At the petro launch event, Maduro also revealed, “we are going to establish new international gasoline services at the border.”
Maduro has forced the state-owned company Petróleos de Venezuela (PDVSA), Repsol’s partner in the country, to pay part of its purchases of products in “convertible petroleum currency”, a currency that started last Monday with strong criticism from the opposition, since the new currency is against the Constitution.
The Petro is backed by 5,324 million barrels in reserves of the Orinoco Oil Belt, the largest in the country and the world. But also for gold, diamonds and coltan, – a mineral linked to the Congo war and used in mobile devices. The value of the petroleum is equivalent to the price of a barrel of Venezuelan crude and each unit of Petro will be backed by a purchase-sale contract for a barrel of oil.

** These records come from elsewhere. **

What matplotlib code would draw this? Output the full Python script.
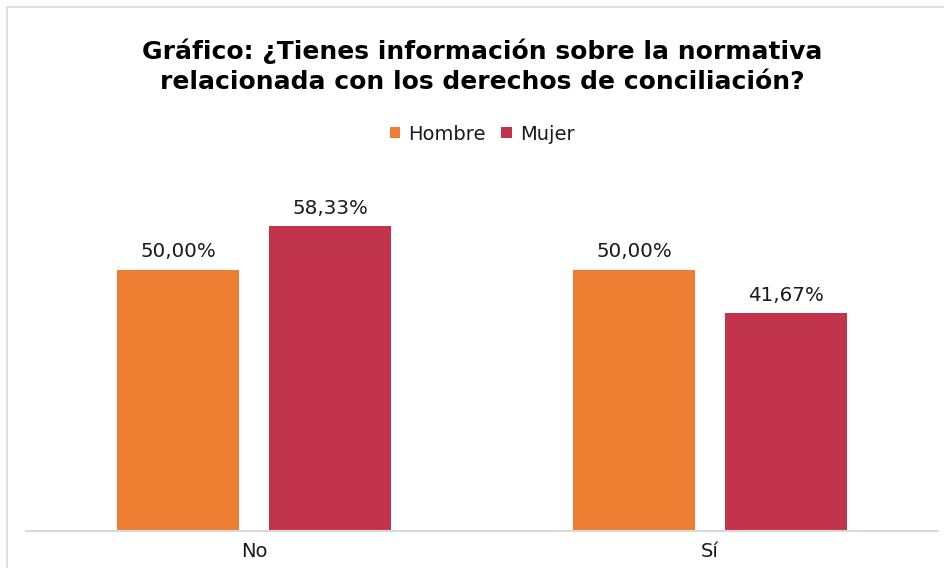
import matplotlib
matplotlib.use("Agg")
import matplotlib.pyplot as plt
import numpy as np
from matplotlib.patches import Rectangle

categories = ["No", "Sí"]
series_names = ["Hombre", "Mujer"]
hombre = [50.00, 50.00]
mujer = [58.33, 41.67]
colors = ["#ED7D31", "#C1344C"]

plt.rcParams['font.family'] = ['DejaVu Sans']

fig = plt.figure(figsize=(9.44, 5.68), dpi=100)
fig.patches.append(Rectangle((7/944, -0.1), 1.2, 1 - 7/568 + 0.1, transform=fig.transFigure,
                             fill=False, edgecolor="#D9D9D9", linewidth=1.2))
ax = fig.add_axes([26/944, 1 - 531/568, 912/944, (531 - 165)/568])

x = np.arange(len(categories))
w = 0.2675
off = 0.1667
b1 = ax.bar(x - off, hombre, w, color=colors[0], label=series_names[0])
b2 = ax.bar(x + off, mujer, w, color=colors[1], label=series_names[1])

for bars, vals in ((b1, hombre), (b2, mujer)):
    for rect, v in zip(bars, vals):
        ax.text(rect.get_x() + rect.get_width() / 2, v + 1.6,
                f"{v:.2f}%".replace(".", ","), ha="center", va="bottom",
                fontsize=14.3, color="#1a1a1a")

ax.set_xlim(-0.5, 1.5)
ax.set_ylim(0, 70)
ax.set_yticks([])
ax.set_xticks(x)
ax.set_xticklabels(categories, fontsize=14, color="#1a1a1a")
ax.tick_params(axis="x", length=0, pad=8)
for s in ("top", "right", "left"):
    ax.spines[s].set_visible(False)
ax.spines["bottom"].set_color("#D9D9D9")
ax.spines["bottom"].set_linewidth(1.5)

fig.text(482/944, 1 - 66/568,
         "Gráfico: ¿Tienes información sobre la normativa\nrelacionada con los derechos de conciliación?",
         ha="center", va="center", fontsize=18, fontweight="bold", linespacing=1.3)

leg = fig.legend(handles=[b1, b2], labels=series_names, loc="center",
                 bbox_to_anchor=(482/944, 1 - 134/568), ncol=2, frameon=False,
                 fontsize=14, handlelength=0.55, handleheight=0.55,
                 handletextpad=0.4, columnspacing=0.8)
for t in leg.get_texts():
    t.set_color("#1a1a1a")

fig.savefig("out.png", dpi=100)
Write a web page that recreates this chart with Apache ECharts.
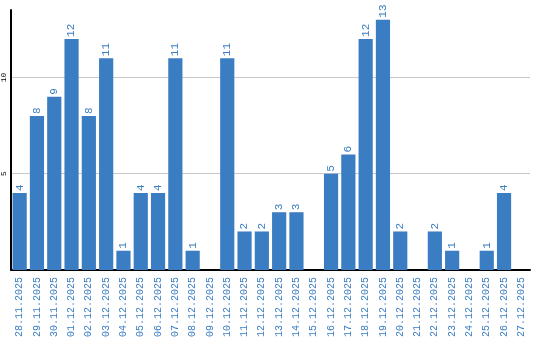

The primary issue is carried out through auctions and direct allocations. In case the barrel remains at 60 dollars and the entire placement is sold, a total of 100 million petros will circulate, which will bring 6,000 million dollars to the state coffers. The amount will alleviate the liquidity tension, but it will not solve the serious problems that the Venezuelan economy is experiencing. Repsol’s partner in Venezuela has drastically reduced its production, falling from 3.9 million barrels per day to 1.6 million barrels in two decades, which is why the government has lost currency revenues.